Some would say, oh no, don't be so transparent. Don't tell the other side of the equation what you want. Well, why not? Because if you're not gonna get the deal, it didn't matter anyway. And I found that historically your chances of getting it are much higher when you do bring the other party in and show them what in the world's going on and how it all fits together. I've had people who asked for ridiculous amounts of ground rent. Who would I then said, look, show me how this is compelling to me. I've gotta pay to build the thing. I've gotta have debt on it. Why would I even do it based on these circumstances? And I've had people then say, you know what? You're right. I wasn't thinking about it clearly. And now that I see your position, I agree with you. It's not compelling.

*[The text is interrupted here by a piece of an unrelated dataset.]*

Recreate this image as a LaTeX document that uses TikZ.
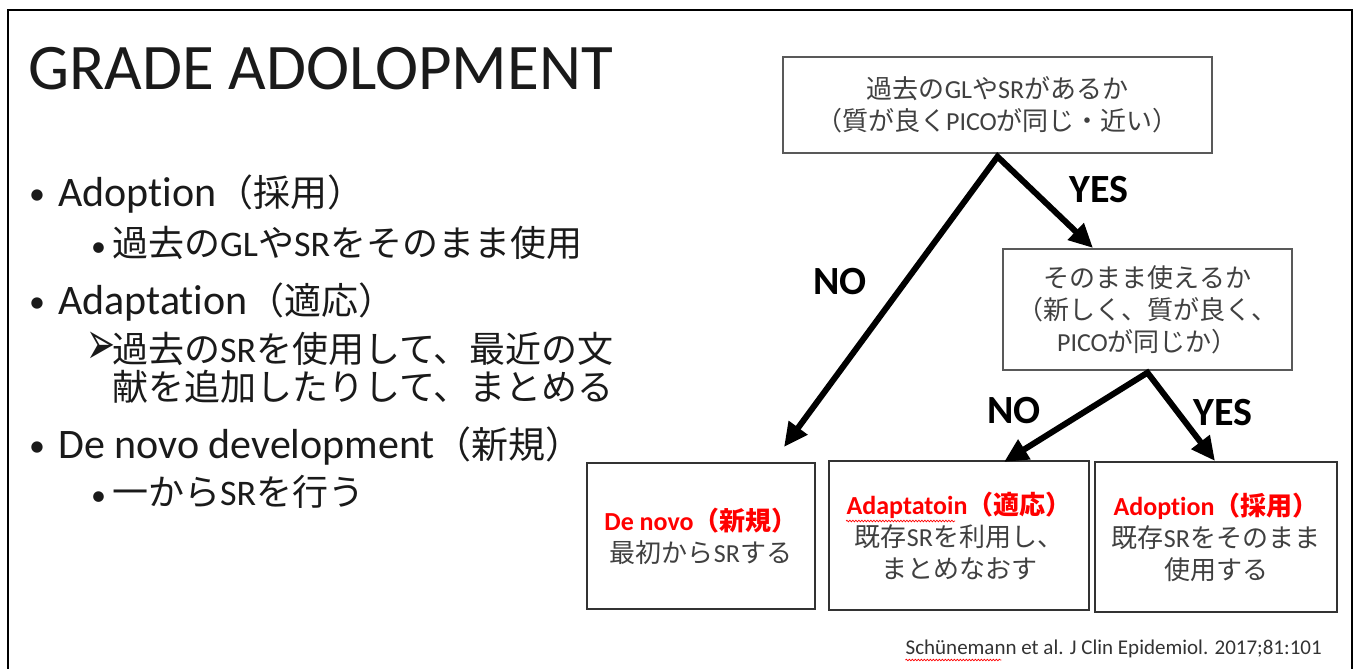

I'll have to go ahead and give you more money. I have found over the years that people are mostly good natured. Most people like to help others. Sure, there are some real bad ones out there. And I've run across all of them. I remember one guy one time trying to get him to sign a ground lease, said to me, oh, I'm sorry, I don't make commitments to anyone including my family. Boy, what a great spouse or father that guy would've been. But most people aren't like that. Most people are pretty good natured and friendly, and they like to help. And when you bring them in inclusively, often it allows their best qualities to come out. The bottom line to it is if you're trying to get a deal done with a property owner, just try win-win inclusive negotiation. Just give it a shot and see what happens. I think you'll find your results will be very good indeed. This is Frank Rolfe, the Billboard Mastery Podcast. Hope you enjoyed this. Talk to you again soon.